* **Given request**: Transcribe the listing exactly, leaving out every picture.

— start of Material provided —

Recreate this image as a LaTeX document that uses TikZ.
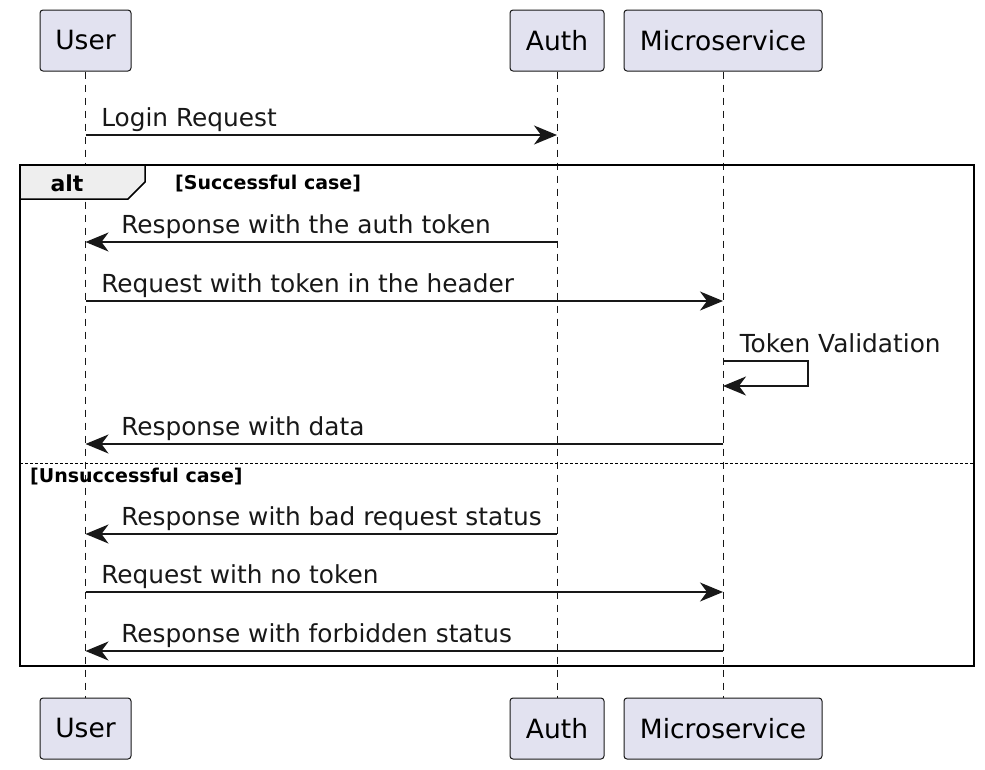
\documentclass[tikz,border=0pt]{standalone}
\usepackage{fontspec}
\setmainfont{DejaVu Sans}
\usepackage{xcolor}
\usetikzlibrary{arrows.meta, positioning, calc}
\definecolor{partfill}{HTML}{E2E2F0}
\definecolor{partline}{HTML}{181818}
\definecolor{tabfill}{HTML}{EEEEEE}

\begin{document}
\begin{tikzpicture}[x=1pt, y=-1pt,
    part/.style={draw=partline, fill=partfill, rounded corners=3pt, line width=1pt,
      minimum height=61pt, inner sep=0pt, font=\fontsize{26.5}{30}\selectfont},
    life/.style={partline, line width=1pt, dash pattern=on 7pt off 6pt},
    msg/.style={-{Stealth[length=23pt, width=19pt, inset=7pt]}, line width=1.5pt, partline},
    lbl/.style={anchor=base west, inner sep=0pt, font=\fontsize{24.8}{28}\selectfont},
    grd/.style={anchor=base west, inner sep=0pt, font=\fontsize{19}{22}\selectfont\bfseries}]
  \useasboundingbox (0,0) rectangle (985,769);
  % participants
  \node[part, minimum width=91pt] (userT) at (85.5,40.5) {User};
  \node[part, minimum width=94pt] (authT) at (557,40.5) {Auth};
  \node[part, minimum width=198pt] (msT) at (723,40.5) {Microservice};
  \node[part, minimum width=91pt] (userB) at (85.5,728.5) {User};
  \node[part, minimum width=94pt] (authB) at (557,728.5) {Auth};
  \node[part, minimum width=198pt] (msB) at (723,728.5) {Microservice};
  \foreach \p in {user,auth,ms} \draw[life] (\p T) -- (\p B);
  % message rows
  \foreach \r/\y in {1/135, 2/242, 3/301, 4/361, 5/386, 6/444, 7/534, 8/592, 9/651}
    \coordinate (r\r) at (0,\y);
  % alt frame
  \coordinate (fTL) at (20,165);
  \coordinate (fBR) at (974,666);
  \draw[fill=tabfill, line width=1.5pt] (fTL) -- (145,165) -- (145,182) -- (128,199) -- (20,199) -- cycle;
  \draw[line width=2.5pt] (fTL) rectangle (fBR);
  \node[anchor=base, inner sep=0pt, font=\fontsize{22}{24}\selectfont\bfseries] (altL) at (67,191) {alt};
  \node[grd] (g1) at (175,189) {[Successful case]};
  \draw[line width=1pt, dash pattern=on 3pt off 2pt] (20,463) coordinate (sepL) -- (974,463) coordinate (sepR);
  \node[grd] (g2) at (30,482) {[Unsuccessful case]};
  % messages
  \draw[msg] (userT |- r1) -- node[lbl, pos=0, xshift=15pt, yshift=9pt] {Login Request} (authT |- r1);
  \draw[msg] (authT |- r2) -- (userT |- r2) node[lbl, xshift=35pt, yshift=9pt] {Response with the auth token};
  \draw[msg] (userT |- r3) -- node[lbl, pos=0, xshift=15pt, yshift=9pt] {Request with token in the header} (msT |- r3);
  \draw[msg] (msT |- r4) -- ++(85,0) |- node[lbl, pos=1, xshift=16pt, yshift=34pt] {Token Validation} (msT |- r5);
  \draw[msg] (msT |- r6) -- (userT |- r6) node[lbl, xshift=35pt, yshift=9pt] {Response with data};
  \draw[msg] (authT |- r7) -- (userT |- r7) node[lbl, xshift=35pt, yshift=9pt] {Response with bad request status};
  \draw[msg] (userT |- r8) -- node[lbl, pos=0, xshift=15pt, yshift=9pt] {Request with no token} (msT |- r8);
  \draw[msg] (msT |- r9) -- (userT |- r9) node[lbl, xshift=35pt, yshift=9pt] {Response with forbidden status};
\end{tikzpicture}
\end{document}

— end of Material provided —

* **The response**:
Recreate this image as a LaTeX document that uses TikZ.
\documentclass[tikz,border=0pt]{standalone}
\usepackage{fontspec}
\setmainfont{DejaVu Sans}
\usepackage{xcolor}
\usetikzlibrary{arrows.meta, positioning, calc}
\definecolor{partfill}{HTML}{E2E2F0}
\definecolor{partline}{HTML}{181818}
\definecolor{tabfill}{HTML}{EEEEEE}

\begin{document}
\begin{tikzpicture}[x=1pt, y=-1pt,
    part/.style={draw=partline, fill=partfill, rounded corners=3pt, line width=1pt,
      minimum height=61pt, inner sep=0pt, font=\fontsize{26.5}{30}\selectfont},
    life/.style={partline, line width=1pt, dash pattern=on 7pt off 6pt},
    msg/.style={-{Stealth[length=23pt, width=19pt, inset=7pt]}, line width=1.5pt, partline},
    lbl/.style={anchor=base west, inner sep=0pt, font=\fontsize{24.8}{28}\selectfont},
    grd/.style={anchor=base west, inner sep=0pt, font=\fontsize{19}{22}\selectfont\bfseries}]
  \useasboundingbox (0,0) rectangle (985,769);
  % participants
  \node[part, minimum width=91pt] (userT) at (85.5,40.5) {User};
  \node[part, minimum width=94pt] (authT) at (557,40.5) {Auth};
  \node[part, minimum width=198pt] (msT) at (723,40.5) {Microservice};
  \node[part, minimum width=91pt] (userB) at (85.5,728.5) {User};
  \node[part, minimum width=94pt] (authB) at (557,728.5) {Auth};
  \node[part, minimum width=198pt] (msB) at (723,728.5) {Microservice};
  \foreach \p in {user,auth,ms} \draw[life] (\p T) -- (\p B);
  % message rows
  \foreach \r/\y in {1/135, 2/242, 3/301, 4/361, 5/386, 6/444, 7/534, 8/592, 9/651}
    \coordinate (r\r) at (0,\y);
  % alt frame
  \coordinate (fTL) at (20,165);
  \coordinate (fBR) at (974,666);
  \draw[fill=tabfill, line width=1.5pt] (fTL) -- (145,165) -- (145,182) -- (128,199) -- (20,199) -- cycle;
  \draw[line width=2.5pt] (fTL) rectangle (fBR);
  \node[anchor=base, inner sep=0pt, font=\fontsize{22}{24}\selectfont\bfseries] (altL) at (67,191) {alt};
  \node[grd] (g1) at (175,189) {[Successful case]};
  \draw[line width=1pt, dash pattern=on 3pt off 2pt] (20,463) coordinate (sepL) -- (974,463) coordinate (sepR);
  \node[grd] (g2) at (30,482) {[Unsuccessful case]};
  % messages
  \draw[msg] (userT |- r1) -- node[lbl, pos=0, xshift=15pt, yshift=9pt] {Login Request} (authT |- r1);
  \draw[msg] (authT |- r2) -- (userT |- r2) node[lbl, xshift=35pt, yshift=9pt] {Response with the auth token};
  \draw[msg] (userT |- r3) -- node[lbl, pos=0, xshift=15pt, yshift=9pt] {Request with token in the header} (msT |- r3);
  \draw[msg] (msT |- r4) -- ++(85,0) |- node[lbl, pos=1, xshift=16pt, yshift=34pt] {Token Validation} (msT |- r5);
  \draw[msg] (msT |- r6) -- (userT |- r6) node[lbl, xshift=35pt, yshift=9pt] {Response with data};
  \draw[msg] (authT |- r7) -- (userT |- r7) node[lbl, xshift=35pt, yshift=9pt] {Response with bad request status};
  \draw[msg] (userT |- r8) -- node[lbl, pos=0, xshift=15pt, yshift=9pt] {Request with no token} (msT |- r8);
  \draw[msg] (msT |- r9) -- (userT |- r9) node[lbl, xshift=35pt, yshift=9pt] {Response with forbidden status};
\end{tikzpicture}
\end{document}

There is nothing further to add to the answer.